Câmara dos Deputados: anatomia de uma punição - Política - Hold Assessoria

Câmara dos Deputados: anatomia de uma punição

“A oposição vai continuar seu papel no Congresso. O que não é normal é a baderna, a mesma engenharia do 8/1. Há muita matéria importante para ser votada”. A frase, proferida pelo líder do governo no Senado Federal, Jaques Wagner (PT/BA), sintetiza à perfeição o momento atual do Parlamento. Diálogo e negociação são artigos em falta, e a agenda legislativa fica em segundo plano. O pior dos mundos.

Tome-se o ocorrido na última semana nas duas Casas. Ao impedirem o funcionamento regular dos plenários por meio da ocupação das Mesas, deputados e senadores de oposição geraram imagens constrangedoras, inclusive de alguns acorrentados a cadeiras, que certamente afetarão a percepção já ruim do Congresso junto à opinião pública. Do lado do governo, o que se vê por ora é incapacidade de retomar o controle dos acontecimentos. Um jogo em que todos perdem.

A obstrução, é importante frisar, representa um instrumento legítimo para as minorias lutarem por seus interesses, inclusive com previsão no Regimento Interno. A questão é que, no caso, o que se viu foi um atentado às regras regimentais - “baderna”, nas palavras do líder petista. Pode-se afirmar que os presidentes das duas Casas, deputado Hugo Motta (Republicanos/PB) e senador Davi Alcolumbre (União Brasil/AP), tiveram seus poderes contestados e precisarão subir o tom nas conversas com seus pares, para garantia constitucional dos trabalhos do Parlamento.

Alcolumbre é inegavelmente um politico experiente e, em tese, tem condições de acomodar o ambiente no Senado, voltando à normalidade. A questão central está na Câmara - terá Motta capacidade de controlar as ações do colegiado? Esse é o ponto.

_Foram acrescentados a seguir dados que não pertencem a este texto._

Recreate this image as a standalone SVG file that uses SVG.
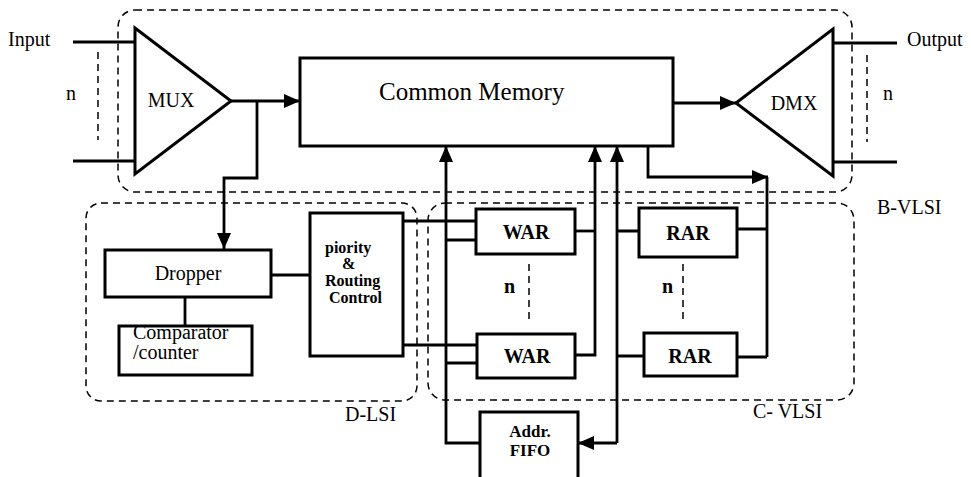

Desse modo, o deputado de imediato adotou uma medida que, na avaliação de alguns observadores, não condiz com seu estilo - em geral tímido, em um claro contraste com o antecessor, Arthur Lira (PP/AL), um parlamentar duro que mantinha seus comandados com rédea curta. Aqui, Motta enfrentará um duro teste.

O presidente da Câmara defende uma espécie de “punição pedagógica” aos envolvidos nos atos da semana passada. As possíveis sanções aos quatorze deputados envolvidos, incluem desde a suspensão dos mandatos por um período de seis meses até a cassação, e a questão será encaminhada à Corregedoria da Casa, que examinará as imagens do incidente para determinar as responsabilidades individuais dos envolvidos.

Dentro do momento de anormalidade há um caso no mínimo sui generis. O deputado Marcos Pollon (PL/MS), parlamentar em primeiro mandato, alegou não haver entendido a ordem de deixar a Mesa por ser autista. A declaração do parlamentar gerou de imediato reações negativas, em especial por parte de famílias com autistas em casa.

Em suma, o que se vê é um grupo pequeno de deputados e senadores (barulhento, diga-se) mais interessados em aparecer para seus seguidores nas redes sociais - “lacrar” é a palavra de ordem. O debate em torno dos temas de interesse nacional fica em alguma gaveta, ao menos por enquanto.